Une anecdote particulière à raconter ? Un moment qui vous a marqué ?

Oui, cela peut sembler anodin, mais lors des travaux de groupes j’étais assez paniquée et avait du mal à communiquer mes idées ou même à m’exprimer. C’était des moments vraiment stressant ou l’on devait présenter nos idées au reste du groupe, parler dans un micro, choses auxquelles je n’étais pas habituée. Souvent à la fin de mes prises de parole, quelques membres du groupe me souriaient ou me faisaient des gestes de main pour m’encourager ou me montrer qu’ils étaient d’accord avec moi. Les gens dans les groupes étaient très gentils et bienveillants.

Que retenez-vous globalement de cette expérience ?

Cet événement a été source de beaucoup de stress pour moi puisque je devais parler anglais toute la journée à des personnes que je ne connaissais pas. Mais en même temps ça m’a beaucoup plu, j’ai pu parler à une dizaine de personnes d’autres nationalités et j’ai trouvé ça super intéressant de discuter avec eux. En ce qui concerne les séances plénières et les travaux de groupe, la plupart du temps je ne comprenais pas vraiment de quoi on débattait, les sujets étaient assez complexes à comprendre et je n’ai malheureusement pas pu donner énormément mon avis. Cette expérience m’a également apporté de la confiance en moi. D’un naturel assez timide et introverti, l’exercice la COFOE m’a poussé à rencontrer et discuter avec d’autres personnes et notamment d’autres nationalités.
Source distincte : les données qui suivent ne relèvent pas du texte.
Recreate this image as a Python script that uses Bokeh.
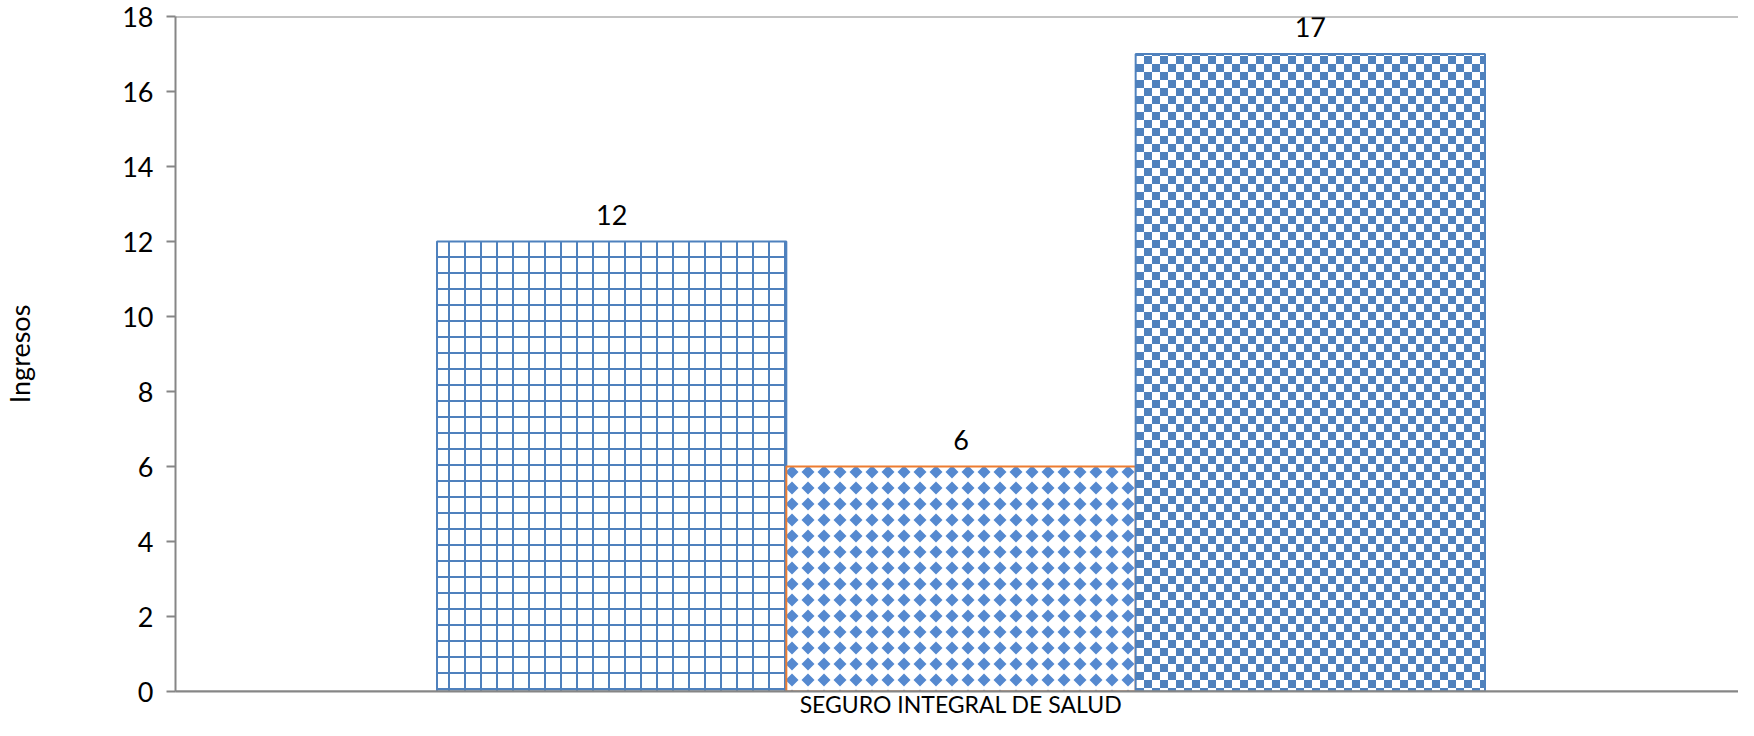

La dernière réunion tenue à Dublin, a eu lieu au même moment où l’invasion de l’Ukraine par la Russie venait de débuter. Avez-vous réalisé une action particulière à ce sujet ?

Effectivement, on a réalisé une grande photo avec toutes les panélistes en soutien à l’Ukraine. Et plus globalement cela était difficile de ne pas aborder le sujet, plusieurs panélistes se sont exprimés à ce propos bien que les organisateurs nous aient rappelé qu’il ne fallait pas perdre de vue l’objectif de ce week-end qui était de finaliser les recommandations pour bâtir l’Europe de demain.

Un grand merci à Gaïa Periard pour le temps accordé à cet entretien.